Man is capable not only of foreseeing *real* dangers in the future; he is also capable of being persuaded and brainwashed by his leaders to see dangers when in reality they do not exist. [....]

Man, like the animal, defends himself against threat to his vital interests. *But the range of man's vital interests is much wider than that of the animal.* [....] First of all, man has a vital interest in retaining his frame of orientation. His capacity to act depends on it, and in the last analysis, his sense of identity. If others threaten him with ideas that question his own frame of orientation, he will react to these ideas as to a vital threat. He may rationalize this reaction in many ways.

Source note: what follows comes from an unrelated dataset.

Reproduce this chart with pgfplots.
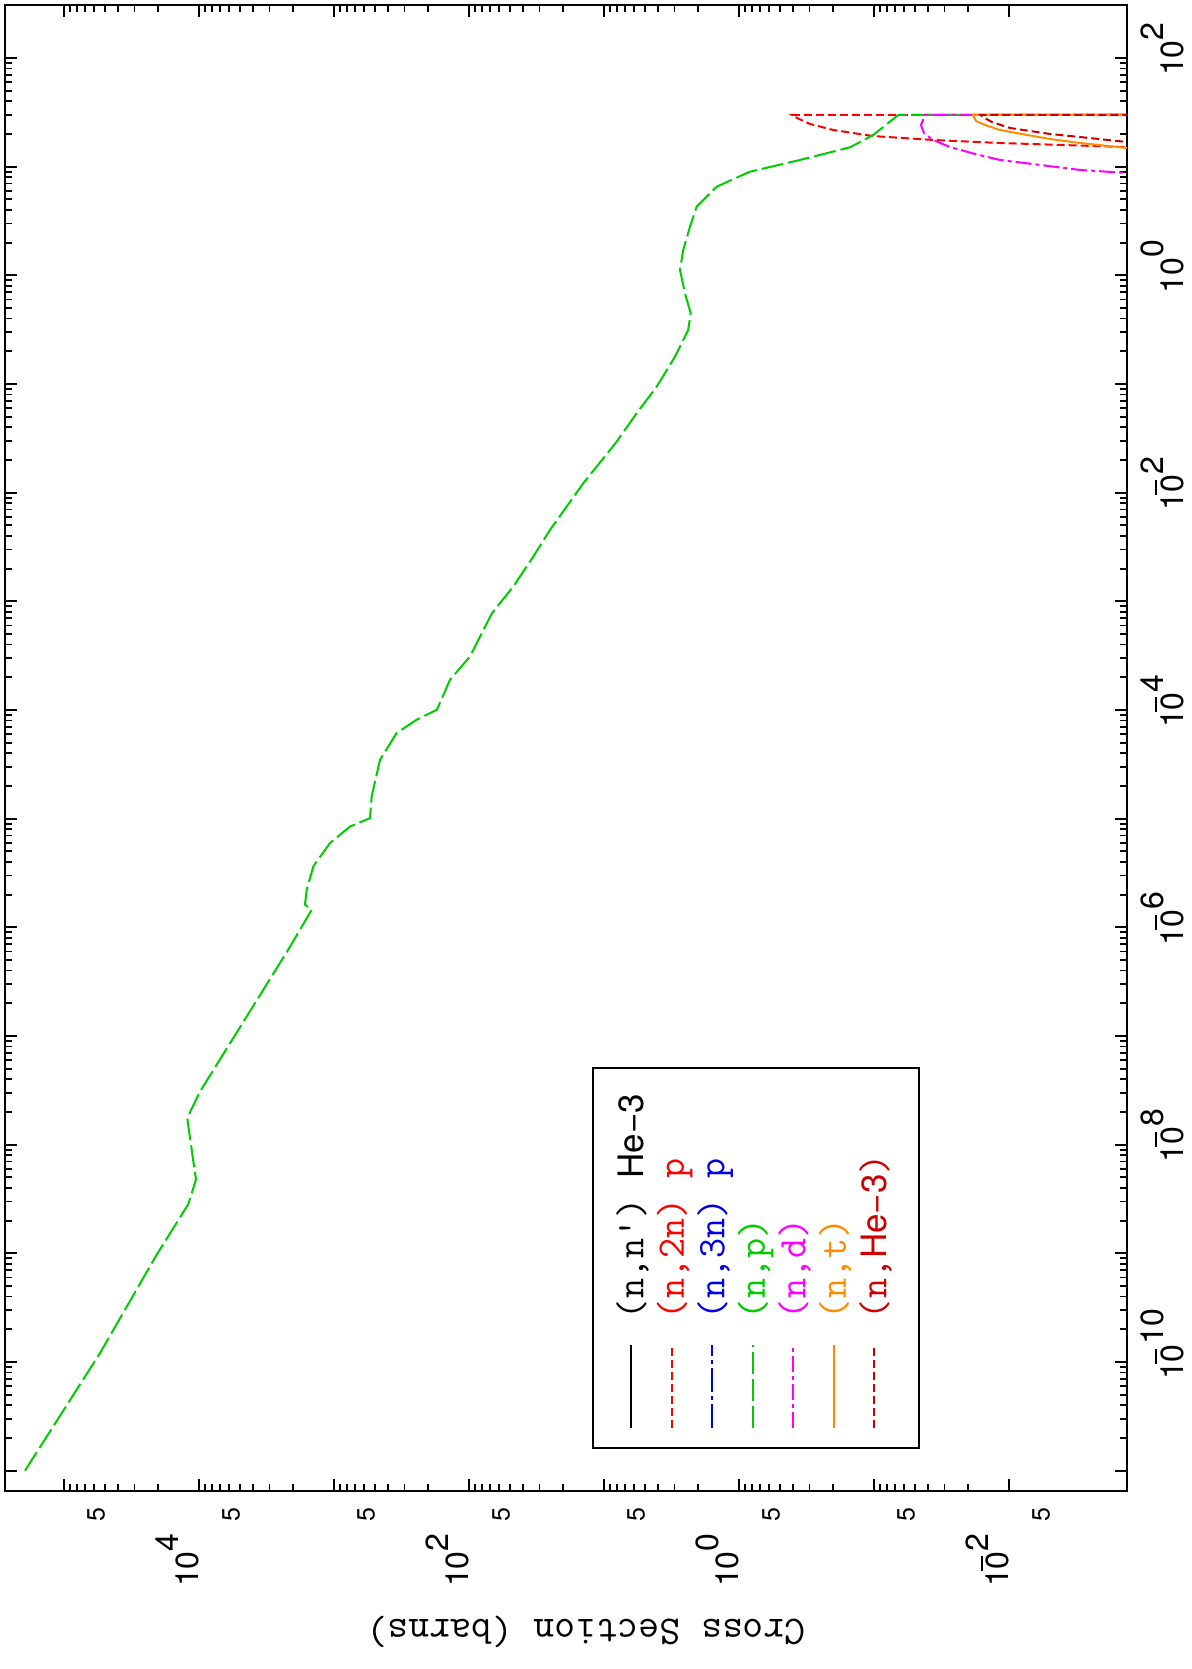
\documentclass[border=0pt]{standalone}
\usepackage{fontspec}
\usepackage{graphicx}
\usepackage{pgfplots}
\pgfplotsset{compat=1.18}
\newfontfamily\hel{TeX Gyre Heros}
\definecolor{cgreen}{RGB}{0,205,0}
\definecolor{cred}{RGB}{255,0,0}
\definecolor{cblue}{RGB}{0,0,230}
\definecolor{cmag}{RGB}{255,0,255}
\definecolor{corange}{RGB}{255,140,0}
\definecolor{cdred}{RGB}{205,0,0}
\newcommand{\tfont}{\fontsize{16}{18}\selectfont\hel}
\newcommand{\negbar}{\llap{\raisebox{13pt}{\rule{7.5pt}{0.9pt}}\kern2.5pt}}
\newcommand{\xp}[1]{{\tfont 10\rlap{\raisebox{10pt}{#1}}}}
\newcommand{\xn}[1]{{\tfont 10\rlap{\negbar\raisebox{10pt}{#1}}}}
\newcommand{\yp}[1]{{\tfont 10\raisebox{10pt}{#1}\kern13pt}}
\newcommand{\yn}[1]{{\tfont 10\negbar\raisebox{10pt}{#1}\kern13pt}}
\newcommand{\fv}{{\fontsize{12.5}{14}\selectfont\hel 5}}
\newcommand{\hethree}{{\fontsize{17.5}{19}\selectfont\hel He−3}}
\begin{document}
\rotatebox{90}{%
\begin{tikzpicture}
\useasboundingbox (-89pt,-32pt) rectangle (745.5pt,563.5pt);
\begin{axis}[
  at={(0pt,0pt)}, anchor=south west,
  scale only axis, width=743pt, height=561pt,
  xmode=log, ymode=log,
  xmin=6.5e-12, xmax=307.6, ymin=1.336e-3, ymax=2.735e5,
  xtick={1e-11,1e-10,1e-9,1e-8,1e-7,1e-6,1e-5,1e-4,1e-3,1e-2,1e-1,1,10,100},
  xticklabels={,\xn{10},,\xn{8},,\xn{6},,\xn{4},,\xn{2},,\xp{0},,\xp{2}},
  ytick={1e-2,1e-1,1,10,100,1000,1e4,1e5},
  yticklabels={\yn{2},,\yp{0},,\yp{2},,\yp{4},},
  extra y ticks={5e-3,5e-2,0.5,5,50,500,5000,5e4},
  extra y tick labels={\fv,\fv,\fv,\fv,\fv,\fv,\fv,\fv},
  extra y tick style={tick style={draw=none}},
  xticklabel style={anchor=base, inner sep=0pt, yshift=-28pt},
  yticklabel style={anchor=base east, inner sep=0pt, xshift=-8pt},
  major tick length=6pt, minor tick length=3.5pt,
  tick style={black, line width=0.9pt},
  axis line style={line width=1.3pt},
  tick align=inside,
  ylabel={Cross Section (barns)},
  ylabel style={at={(axis description cs:-0.0949,0.482)}, anchor=center, font=\fontsize{20.3}{22}\selectfont\ttfamily},
  legend style={at={(axis description cs:0.0283,0.4768)}, anchor=north west, draw=black, line width=0.9pt, fill=white,
    inner xsep=9.5pt, inner ysep=11.75pt, row sep=2.25pt, column sep=12.5pt,
    font=\fontsize{19.5}{21}\selectfont\ttfamily,
    nodes={inner sep=0pt, text height=13.5pt, text depth=4.5pt, anchor=base west}},
  legend cell align=left,
  legend image code/.code={\draw[#1] (0pt,6pt) -- (41.5pt,6pt);},
]
\addlegendimage{black, solid, line width=1pt}
\addlegendentry{\makebox[116pt][l]{(n,n') \hethree}}

\addplot[cred, line width=1pt, dash pattern=on 4pt off 2pt] coordinates {
(14.62,5.0e-4) (15.17,1.358e-3) (16.52,0.01167) (17.62,0.03656) (19.14,0.1016)
(21.78,0.2014) (24.72,0.2979) (28.05,0.3715) (29.92,0.4046) (29.92,1e-6)};
\addlegendentry{\textcolor{cred}{(n,2n) p}}

\addplot[cblue, line width=1pt, dash pattern=on 12pt off 2pt on 2pt off 2pt] coordinates {
(29.51,3.16e-4) (29.92,2.642e-3) (29.92,1e-6)};
\addlegendentry{\textcolor{cblue}{(n,3n) p}}

\addplot[cgreen, line width=1pt, dash pattern=on 11pt off 2.5pt] coordinates {
(1e-11,1.945e5) (1.208e-10,5.41e4) (9.73e-10,2.056e4) (2.838e-9,1.199e4)
(4.786e-9,1.052e4) (7.762e-9,1.114e4) (1.758e-8,1.222e4) (3.076e-8,9840)
(6.223e-7,2183) (1.452e-6,1462)
(1.614e-6,1641) (2.218e-6,1592) (3.639e-6,1422) (5.957e-6,1072)
(8.472e-6,760.3) (1.012e-5,540.8) (1.600e-5,526.0) (3.483e-5,456.0)
(6.138e-5,343.6) (8.128e-5,244.3) (1.005e-4,173.4) (1.159e-4,164.1)
(1.897e-4,138.4) (3.105e-4,98.4) (7.780e-4,67.6) (1.368e-3,47.0)
(2.582e-3,33.4) (4.550e-3,25.1) (1.222e-2,14.22) (2.951e-2,8.05)
(5.383e-2,5.73) (9.46e-2,4.07) (0.1786,2.979) (0.3148,2.377)
(0.4477,2.280) (0.6839,2.512) (1.122,2.735) (1.714,2.588)
(2.805,2.307) (4.285,2.056) (6.546,1.462) (8.995,0.8299)
(11.53,0.3532) (15.07,0.1507) (19.59,0.1012) (29.92,0.0661) (29.92,1e-6)};
\addlegendentry{\textcolor{cgreen}{(n,p)}}

\addplot[cmag, line width=1pt, dash pattern=on 8pt off 2pt on 2pt off 2pt] coordinates {
(8.511,6.31e-4) (8.750,1.337e-3) (9.333,2.979e-3) (10.38,5.888e-3) (11.53,0.01167)
(13.09,0.01786) (15.17,0.02735) (17.62,0.03656) (20.42,0.04266) (24.21,0.04487)
(29.92,0.04188) (29.92,1e-6)};
\addlegendentry{\textcolor{cmag}{(n,d)}}

\addplot[corange, line width=1pt, solid] coordinates {
(14.45,6.31e-4) (14.86,1.337e-3) (16.52,2.979e-3) (17.99,4.966e-3) (19.59,7.362e-3)
(21.78,0.01167) (24.21,0.01507) (26.36,0.01754) (29.92,0.01849) (29.92,1e-6)};
\addlegendentry{\textcolor{corange}{(n,t)}}

\addplot[cdred, line width=1pt, dash pattern=on 4pt off 2pt] coordinates {
(16.41,6.31e-4) (16.87,1.337e-3) (18.75,2.979e-3) (20.0,4.966e-3) (22.70,9.84e-3)
(25.76,0.01337) (28.64,0.01560) (29.92,0.01622) (29.92,1e-6)};
\addlegendentry{\textcolor{cdred}{(n,\hethree)}}
\end{axis}
\end{tikzpicture}}
\end{document}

He will say that the new ideas are inherently 'immoral,' 'uncivilized,' 'crazy' [Fromm wrote this in 1973], or whatever else he can think of to express his repugnance, but this antagonism is in fact aroused because *he* feels threatened." For more, please see his The Anatomy of Human Destructiveness, 1973. While falling well short of a full-fledged psychoanalytic theory as envisaged, say, by neo-Freudians, this book nonetheless contains much of enduring relevance.

Frank,

I should have mentioned that my comments in no way detract from the significance of your main points. Furthermore, you do an enviable job of rationally responding with patience and temperance to some rather hard-headed interlocutors over at CO and other blogs graced by your presence, and thus provide us with an exemplary model of what intelligent, compassionate and timely blogging is all about.